- RatedPG /GenreComedy, Family
Paddington, the British duffel-coated bear, is a figure that has been entertaining children in the UK since 1958, and it is brought to life onscreen this festive season.
David Heyman, the producer of the ‘Harry Potter’ films, and director Paul King take a delightful spin on Michael Bond’s classic book, ‘A Bear Called Paddington’.
This film version of Paddington will provide barrels of laughter and tearjerking moments, what with a more elaborated back-story compared to the original plot from the book.
Explorer Montgomery Clyde (Tim Downie) goes on an expedition to “darkest Peru” in search of the world’s rare animals. He chances upon a family of bears and aborts his mission after being saved by the biggest of the lot, Pastuzo.
Amazed with their flair for English and marmalade, Montgomery promises to give them a warm welcome should they ever visit London.
Many years later, a fatal earthquake destroys the bears’ home and our ursine hero crosses the ocean in search of a new dwelling.
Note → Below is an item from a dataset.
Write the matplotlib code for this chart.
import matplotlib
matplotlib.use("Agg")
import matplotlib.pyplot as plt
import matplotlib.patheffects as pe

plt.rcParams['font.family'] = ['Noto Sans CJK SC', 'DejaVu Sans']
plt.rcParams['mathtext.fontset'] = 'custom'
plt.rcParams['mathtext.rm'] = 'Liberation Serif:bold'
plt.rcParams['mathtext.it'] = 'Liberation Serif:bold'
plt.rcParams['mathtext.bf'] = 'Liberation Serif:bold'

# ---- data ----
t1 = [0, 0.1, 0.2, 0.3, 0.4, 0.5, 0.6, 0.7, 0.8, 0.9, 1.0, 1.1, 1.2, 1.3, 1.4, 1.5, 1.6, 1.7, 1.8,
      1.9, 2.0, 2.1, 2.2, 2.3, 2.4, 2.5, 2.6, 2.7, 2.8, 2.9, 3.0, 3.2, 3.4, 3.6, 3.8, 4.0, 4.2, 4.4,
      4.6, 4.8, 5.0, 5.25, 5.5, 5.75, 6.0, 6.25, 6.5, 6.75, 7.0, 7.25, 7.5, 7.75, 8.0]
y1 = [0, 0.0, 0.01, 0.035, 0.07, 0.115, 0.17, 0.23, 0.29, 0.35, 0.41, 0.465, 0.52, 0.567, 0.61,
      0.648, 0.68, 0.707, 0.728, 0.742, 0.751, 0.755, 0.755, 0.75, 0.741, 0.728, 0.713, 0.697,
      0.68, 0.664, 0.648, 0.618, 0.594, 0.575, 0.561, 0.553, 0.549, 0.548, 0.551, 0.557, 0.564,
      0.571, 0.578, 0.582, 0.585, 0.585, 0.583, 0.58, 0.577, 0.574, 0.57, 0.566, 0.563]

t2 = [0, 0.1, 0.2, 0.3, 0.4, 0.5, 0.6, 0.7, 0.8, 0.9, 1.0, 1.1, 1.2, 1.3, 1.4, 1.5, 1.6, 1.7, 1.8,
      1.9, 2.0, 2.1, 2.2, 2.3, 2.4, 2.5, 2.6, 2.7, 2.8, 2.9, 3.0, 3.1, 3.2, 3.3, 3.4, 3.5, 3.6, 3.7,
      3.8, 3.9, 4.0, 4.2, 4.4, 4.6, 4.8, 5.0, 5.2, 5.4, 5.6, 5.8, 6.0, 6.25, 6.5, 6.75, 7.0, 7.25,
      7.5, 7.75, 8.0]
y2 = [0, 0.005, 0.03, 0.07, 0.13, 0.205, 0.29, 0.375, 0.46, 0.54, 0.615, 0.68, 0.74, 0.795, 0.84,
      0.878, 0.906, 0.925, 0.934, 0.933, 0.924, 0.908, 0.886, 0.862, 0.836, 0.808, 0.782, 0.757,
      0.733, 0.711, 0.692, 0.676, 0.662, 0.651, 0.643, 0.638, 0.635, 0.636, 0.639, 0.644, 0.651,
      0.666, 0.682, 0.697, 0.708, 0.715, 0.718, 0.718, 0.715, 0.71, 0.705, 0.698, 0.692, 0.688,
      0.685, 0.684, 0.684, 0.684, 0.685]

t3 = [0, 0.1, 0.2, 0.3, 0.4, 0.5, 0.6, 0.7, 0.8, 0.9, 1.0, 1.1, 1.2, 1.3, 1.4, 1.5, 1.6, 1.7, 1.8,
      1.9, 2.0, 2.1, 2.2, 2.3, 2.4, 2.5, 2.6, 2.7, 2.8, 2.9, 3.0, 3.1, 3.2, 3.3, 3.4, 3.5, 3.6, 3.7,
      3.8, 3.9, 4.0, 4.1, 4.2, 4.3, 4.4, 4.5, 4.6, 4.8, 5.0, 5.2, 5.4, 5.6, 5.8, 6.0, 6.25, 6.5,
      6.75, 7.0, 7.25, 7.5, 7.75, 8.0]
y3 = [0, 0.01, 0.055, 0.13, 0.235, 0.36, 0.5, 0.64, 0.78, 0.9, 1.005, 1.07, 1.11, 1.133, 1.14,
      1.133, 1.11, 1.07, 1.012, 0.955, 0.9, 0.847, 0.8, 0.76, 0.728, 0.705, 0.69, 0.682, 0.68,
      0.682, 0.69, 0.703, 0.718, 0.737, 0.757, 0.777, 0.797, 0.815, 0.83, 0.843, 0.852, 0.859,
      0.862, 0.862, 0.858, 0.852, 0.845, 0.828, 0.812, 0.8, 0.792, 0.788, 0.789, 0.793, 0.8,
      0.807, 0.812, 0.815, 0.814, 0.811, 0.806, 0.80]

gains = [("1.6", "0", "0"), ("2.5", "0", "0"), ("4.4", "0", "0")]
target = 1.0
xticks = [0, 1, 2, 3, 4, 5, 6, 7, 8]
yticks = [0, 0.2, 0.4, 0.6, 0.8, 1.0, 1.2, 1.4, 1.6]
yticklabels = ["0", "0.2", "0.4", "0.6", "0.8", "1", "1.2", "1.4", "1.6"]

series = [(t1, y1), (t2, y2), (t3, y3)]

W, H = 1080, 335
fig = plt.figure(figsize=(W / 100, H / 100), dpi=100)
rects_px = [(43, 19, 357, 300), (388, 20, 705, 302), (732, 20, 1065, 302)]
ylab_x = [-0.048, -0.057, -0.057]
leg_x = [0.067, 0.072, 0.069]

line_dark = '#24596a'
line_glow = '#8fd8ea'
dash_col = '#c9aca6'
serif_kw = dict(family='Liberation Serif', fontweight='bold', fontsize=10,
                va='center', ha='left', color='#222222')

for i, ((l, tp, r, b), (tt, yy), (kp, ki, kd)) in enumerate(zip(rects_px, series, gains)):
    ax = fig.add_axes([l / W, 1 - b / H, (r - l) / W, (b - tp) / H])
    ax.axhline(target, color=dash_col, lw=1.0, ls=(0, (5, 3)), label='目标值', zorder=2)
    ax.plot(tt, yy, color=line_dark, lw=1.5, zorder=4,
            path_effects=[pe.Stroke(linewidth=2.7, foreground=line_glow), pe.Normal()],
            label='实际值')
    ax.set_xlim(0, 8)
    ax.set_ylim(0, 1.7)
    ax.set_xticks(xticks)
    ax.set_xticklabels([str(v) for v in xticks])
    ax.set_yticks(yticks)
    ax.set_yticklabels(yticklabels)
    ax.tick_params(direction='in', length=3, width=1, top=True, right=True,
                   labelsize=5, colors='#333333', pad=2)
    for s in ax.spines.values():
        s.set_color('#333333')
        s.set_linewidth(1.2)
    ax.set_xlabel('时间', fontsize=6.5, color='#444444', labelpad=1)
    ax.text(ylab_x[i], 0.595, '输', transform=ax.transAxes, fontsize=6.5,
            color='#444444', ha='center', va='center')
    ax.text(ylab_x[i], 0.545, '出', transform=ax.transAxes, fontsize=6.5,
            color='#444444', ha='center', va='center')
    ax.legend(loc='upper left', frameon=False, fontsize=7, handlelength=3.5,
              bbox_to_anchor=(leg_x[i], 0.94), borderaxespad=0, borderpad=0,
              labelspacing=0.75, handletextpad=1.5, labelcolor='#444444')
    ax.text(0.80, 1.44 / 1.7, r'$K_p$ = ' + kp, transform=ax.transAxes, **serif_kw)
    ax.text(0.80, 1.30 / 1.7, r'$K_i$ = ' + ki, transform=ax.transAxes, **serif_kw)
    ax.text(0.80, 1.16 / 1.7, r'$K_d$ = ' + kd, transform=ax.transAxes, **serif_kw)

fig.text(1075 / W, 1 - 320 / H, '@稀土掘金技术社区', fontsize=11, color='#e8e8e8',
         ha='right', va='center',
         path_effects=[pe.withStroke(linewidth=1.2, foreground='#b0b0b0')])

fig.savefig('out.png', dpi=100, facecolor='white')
With a neck tag that states, “Please take care of this bear. Thank you,” the bear arrives in England. And of course, life there is not going to be all that rosy.
Photo: Shaw Organization
With its distinguishable red hat and brown suitcase, the bear struggles to find a home until the quirky but kind-hearted Mrs Brown (Sally Hawkins) takes it in and gives it a name after the train station, Paddington.
Paddington continues to adjust to the Brown home, winning the hearts of Mrs Brown and her son Jonathan (Julie Walters), but getting on the nerves of Mr Brown (Hugh Bonneville).
It goes through a series of mishaps in and out of the house, and its adventures serve to showcase London’s city streets.
The villain in this comedic tale is the taxidermist Millicent Clyde (Nicole Kidman), who has shady designs on the lovable yet clumsy bear. Kidman’s Millicent is emotionless and gives off only evil vibes as she plots and schemes to be rich and famous.
Ben Whishaw (‘Cloud Atlas’), who replaced Colin Firth as the voice of Paddington, brings life to the animated main character, conjuring wonder, curiosity, fear and an assortment of emotions –even when it is just breathing.
Paddington almost feels like a real person and not just a talking bear.
Young viewers will be amazed with the graphics while adults will get the read-between-the-lines jokes – along with the lessons on acceptance and love – making this a family-friendly movie for all.